• [What you have to do] Make an exact transcription of the material, leaving out all images.

• [Material provided]

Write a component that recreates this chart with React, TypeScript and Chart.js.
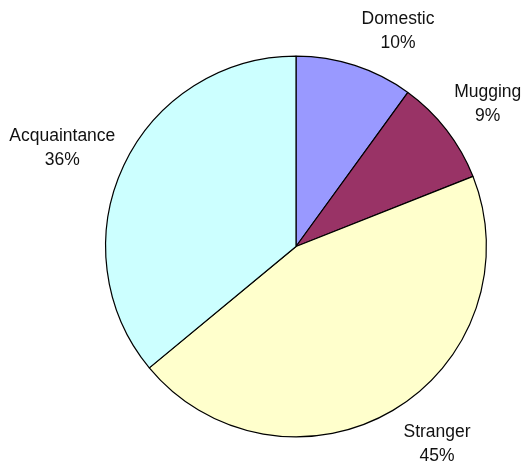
import React, { useEffect, useRef } from "react";
import { Chart, registerables } from "chart.js";

Chart.register(...registerables);

const categories = ["Domestic", "Mugging", "Stranger", "Acquaintance"];
const shares = [10, 9, 45, 36];
const sliceColors = ["#9999FF", "#993366", "#FFFFCC", "#CCFFFF"];

// Outside labels: "Name\nNN%" placed just beyond each slice's rim,
// with a small per-label shift to keep them clear of neighbours.
const outsideLabels = {
  id: "outsideLabels",
  afterDatasetsDraw(chart: any, _args: any, opts: any) {
    const { ctx } = chart;
    const meta = chart.getDatasetMeta(0);
    const labels = chart.data.labels as string[];
    const values = chart.data.datasets[0].data as number[];
    const total = values.reduce((a, b) => a + b, 0);
    const shifts: [number, number][] = opts.shifts || [];
    ctx.save();
    ctx.font = opts.font;
    ctx.fillStyle = opts.color;
    ctx.textAlign = "center";
    ctx.textBaseline = "middle";
    meta.data.forEach((arc: any, i: number) => {
      const p = arc.getProps(["x", "y", "startAngle", "endAngle", "outerRadius"], true);
      const mid = (p.startAngle + p.endAngle) / 2;
      const cx = Math.cos(mid);
      const cy = Math.sin(mid);
      const line1 = labels[i];
      const line2 = Math.round((values[i] / total) * 100) + "%";
      const w = Math.max(ctx.measureText(line1).width, ctx.measureText(line2).width);
      const h = opts.lineGap + 20;
      const ax = p.x + cx * (p.outerRadius + opts.gap);
      const ay = p.y + cy * (p.outerRadius + opts.gap);
      const [sx, sy] = shifts[i] || [0, 0];
      const bx = ax + (cx * w) / 2 + sx;
      const by = ay + (cy * h) / 2 + sy;
      ctx.fillText(line1, bx, by - opts.lineGap / 2);
      ctx.fillText(line2, bx, by + opts.lineGap / 2);
    });
    ctx.restore();
  },
};

export default function App() {
  const canvasRef = useRef<HTMLCanvasElement | null>(null);

  useEffect(() => {
    if (!canvasRef.current) return;
    const chart = new Chart(canvasRef.current, {
      type: "pie",
      data: {
        labels: categories,
        datasets: [
          {
            data: shares,
            backgroundColor: sliceColors,
            borderColor: "#000000",
            borderWidth: 1.2,
          },
        ],
      },
      options: {
        animation: false,
        responsive: false,
        maintainAspectRatio: false,
        layout: { padding: { left: 105, right: 39, top: 54, bottom: 28 } },
        plugins: {
          legend: { display: false },
          tooltip: { enabled: false },
          outsideLabels: {
            font: "17.5px 'Liberation Sans', Arial, sans-serif",
            color: "#111111",
            gap: 6,
            lineGap: 24,
            shifts: [
              [30, -8],
              [10, -8],
              [24, 10],
              [-8, -5],
            ],
          },
        } as any,
      },
      plugins: [outsideLabels],
    });
    return () => chart.destroy();
  }, []);

  return (
    <div style={{ position: "fixed", left: 0, top: 0, width: 526, height: 467, background: "#ffffff" }}>
      <canvas ref={canvasRef} width={526} height={467} style={{ display: "block" }} />
    </div>
  );
}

• [Output of the task]
Write a component that recreates this chart with React, TypeScript and Chart.js.
import React, { useEffect, useRef } from "react";
import { Chart, registerables } from "chart.js";

Chart.register(...registerables);

const categories = ["Domestic", "Mugging", "Stranger", "Acquaintance"];
const shares = [10, 9, 45, 36];
const sliceColors = ["#9999FF", "#993366", "#FFFFCC", "#CCFFFF"];

// Outside labels: "Name\nNN%" placed just beyond each slice's rim,
// with a small per-label shift to keep them clear of neighbours.
const outsideLabels = {
  id: "outsideLabels",
  afterDatasetsDraw(chart: any, _args: any, opts: any) {
    const { ctx } = chart;
    const meta = chart.getDatasetMeta(0);
    const labels = chart.data.labels as string[];
    const values = chart.data.datasets[0].data as number[];
    const total = values.reduce((a, b) => a + b, 0);
    const shifts: [number, number][] = opts.shifts || [];
    ctx.save();
    ctx.font = opts.font;
    ctx.fillStyle = opts.color;
    ctx.textAlign = "center";
    ctx.textBaseline = "middle";
    meta.data.forEach((arc: any, i: number) => {
      const p = arc.getProps(["x", "y", "startAngle", "endAngle", "outerRadius"], true);
      const mid = (p.startAngle + p.endAngle) / 2;
      const cx = Math.cos(mid);
      const cy = Math.sin(mid);
      const line1 = labels[i];
      const line2 = Math.round((values[i] / total) * 100) + "%";
      const w = Math.max(ctx.measureText(line1).width, ctx.measureText(line2).width);
      const h = opts.lineGap + 20;
      const ax = p.x + cx * (p.outerRadius + opts.gap);
      const ay = p.y + cy * (p.outerRadius + opts.gap);
      const [sx, sy] = shifts[i] || [0, 0];
      const bx = ax + (cx * w) / 2 + sx;
      const by = ay + (cy * h) / 2 + sy;
      ctx.fillText(line1, bx, by - opts.lineGap / 2);
      ctx.fillText(line2, bx, by + opts.lineGap / 2);
    });
    ctx.restore();
  },
};

export default function App() {
  const canvasRef = useRef<HTMLCanvasElement | null>(null);

  useEffect(() => {
    if (!canvasRef.current) return;
    const chart = new Chart(canvasRef.current, {
      type: "pie",
      data: {
        labels: categories,
        datasets: [
          {
            data: shares,
            backgroundColor: sliceColors,
            borderColor: "#000000",
            borderWidth: 1.2,
          },
        ],
      },
      options: {
        animation: false,
        responsive: false,
        maintainAspectRatio: false,
        layout: { padding: { left: 105, right: 39, top: 54, bottom: 28 } },
        plugins: {
          legend: { display: false },
          tooltip: { enabled: false },
          outsideLabels: {
            font: "17.5px 'Liberation Sans', Arial, sans-serif",
            color: "#111111",
            gap: 6,
            lineGap: 24,
            shifts: [
              [30, -8],
              [10, -8],
              [24, 10],
              [-8, -5],
            ],
          },
        } as any,
      },
      plugins: [outsideLabels],
    });
    return () => chart.destroy();
  }, []);

  return (
    <div style={{ position: "fixed", left: 0, top: 0, width: 526, height: 467, background: "#ffffff" }}>
      <canvas ref={canvasRef} width={526} height={467} style={{ display: "block" }} />
    </div>
  );
}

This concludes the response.